At some point, the increase in exportable supply could be expected to weigh on prices. There was tightening in stocks outside China this summer, due in large part to the difficulties associated with the 2015/16 Pakistani and Indian harvests. At the end of the current 2016/17 crop year, stocks outside of China are expected to be about 10% higher than they were at the end of 2015/16. Even with that growth, the level of 2016/17 ending stocks is projected to be lower than it was in 2014/15 (42.3 million bales in 2016/17 versus 44.8 million in 2014/15). However, the stocks-to-use ratio for the world-less-China in 2016/17 is expected to be slightly higher than it was in 2014/15 (52.9% in 2016/17 versus 52.3% in 2014/15) due to lower Chinese import demand (China imported 8.3 million bales in 2014/15 and is forecast to import only 4.5 million bales in 2016/17). In 2014/15, the A Index averaged 71 cents/lb. Thus far into 2016/17, the A Index has averaged 79 cents/lb.
Given the recent strength of cotton prices relative to prices for other crops, notably corn, planted cotton acreage can be expected to expand in 2017/18. A recent survey by a U.S. trade publication suggested that U.S. cotton acreage could increase around 10% next crop year. The National Cotton Council will release results from its comprehensive survey of U.S. growers at its annual meeting February 11th. Increases in acreage could also be expected in other major producing countries. An initial set of forecasts for global production, use, and trade will be released by the USDA at its outlook meeting February 24th. Global acreage and production can be expected to rise, while world mill-use can be expected to be stable. This suggests another increase in stocks outside of China in 2017/18, which could put additional downward pressure on prices.

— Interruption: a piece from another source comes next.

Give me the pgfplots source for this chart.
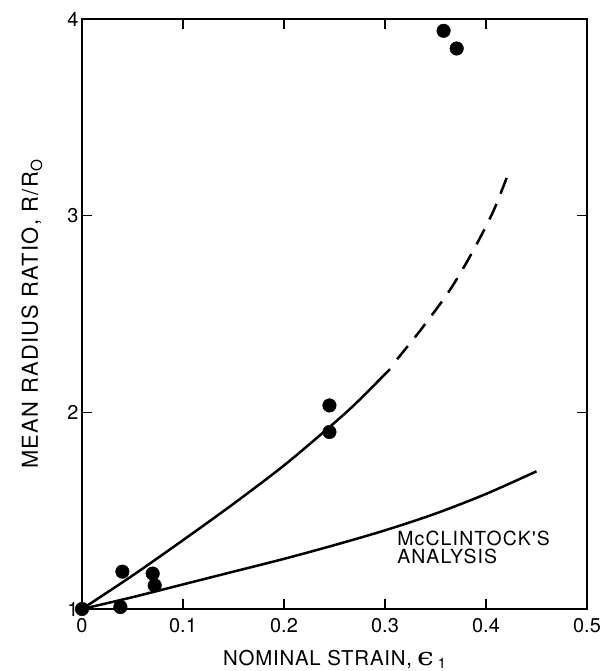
\documentclass[border=0pt]{standalone}
\usepackage{graphicx}
\usepackage{pgfplots}
\pgfplotsset{compat=1.18}
\usepackage{fontspec}
\setmainfont{TeX Gyre Heros}
\newfontfamily\lbl[LetterSpace=6]{TeX Gyre Heros}
\newfontfamily\xlbl[LetterSpace=4]{TeX Gyre Heros}
\newfontfamily\epsfont{DejaVu Serif}
\begin{document}
\begin{tikzpicture}
\path[use as bounding box] (-82bp,-62bp) rectangle (524bp,609bp);
\begin{axis}[
  scale only axis, width=505bp, height=590bp,
  xmin=0, xmax=0.5, ymin=1, ymax=4,
  xtick={0,0.1,0.2,0.3,0.4,0.5}, xticklabels={0,0.1,0.2,0.3,0.4,0.5},
  ytick={1,2,3,4}, yticklabels={1,2,3,4},
  /pgf/number format/assume math mode=true,
  tick align=inside, major tick length=10bp,
  axis line style={line width=1.5bp},
  every tick/.style={line width=1.2bp, black},
  tick label style={font=\fontsize{20}{21}\selectfont},
  xticklabel style={yshift=-6bp},
  xlabel={NOMINAL STRAIN,\hspace{5bp}{\epsfont\fontsize{25}{25}\selectfont\scalebox{1.2}[1]{ϵ}}\hspace{4bp}\raisebox{-3bp}{\fontsize{14.5}{15}\selectfont 1}},
  ylabel={MEAN RADIUS RATIO, R/R\textsubscript{O}},
  xlabel style={font=\xlbl\fontsize{20.5}{21}\selectfont, at={(axis description cs:0.5,-0.0966)}, anchor=base},
  ylabel style={font=\lbl\fontsize{22}{23}\selectfont, at={(axis description cs:-0.099,0.5)}, anchor=center},
  clip=false,
]
% data points
\addplot[only marks, mark=*, mark size=6.8bp, black] coordinates {
  (0,1) (0.038,1.01) (0.04,1.19) (0.07,1.18) (0.072,1.12)
  (0.245,2.035) (0.245,1.90) (0.358,3.94) (0.371,3.85)
};
% upper solid curve
\addplot[line width=2.5bp, smooth, black] coordinates {
  (0,1) (0.05,1.17) (0.1,1.35) (0.15,1.535) (0.2,1.73) (0.245,1.925) (0.27,2.04) (0.305,2.22)
};
% upper dashed continuation
\addplot[line width=2.5bp, smooth, black, dash pattern=on 17bp off 11bp] coordinates {
  (0.312,2.27) (0.337,2.43) (0.364,2.62) (0.386,2.81) (0.407,3.02) (0.424,3.24)
};
% McClintock's analysis
\addplot[line width=2.5bp, smooth, black] coordinates {
  (0,1) (0.05,1.06) (0.1,1.125) (0.15,1.19) (0.2,1.255) (0.25,1.325) (0.3,1.40) (0.35,1.485) (0.4,1.585) (0.45,1.70)
};
\node[anchor=north west, inner sep=0pt, align=left, font=\lbl\fontsize{19.5}{19}\selectfont]
  at (axis cs:0.312,1.40) {McCLINTOCK'S\\ANALYSIS};
\end{axis}
\end{tikzpicture}
\end{document}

However, prices have proven resilient to fundamental forces in recent months. This may be due in part to speculative activity. A possible motivation for speculator interest in cotton futures is the large volume of what is known as "unfixed on-call sales." Briefly, unfixed on-call sales represent short positions held by merchants for hedging purposes. As the prices are fixed, meaning that a merchant's deal with a mill is finalized, the merchant exits their hedging (short) position. This implies that the merchant buys an offsetting futures contract. Since there are a lot of unfixed on-call sales (up 80% relative to the level one year ago), there will be a lot of merchant buying whenever mills decide to fix their contracts. When this buying happens, there can be upward movement in prices, and that possibility may be what has attracted speculators to cotton futures. In the longer run, fundamentals tend to drive price direction, but the high level of unfixed on-call sales could lend some support to prices over the next few months.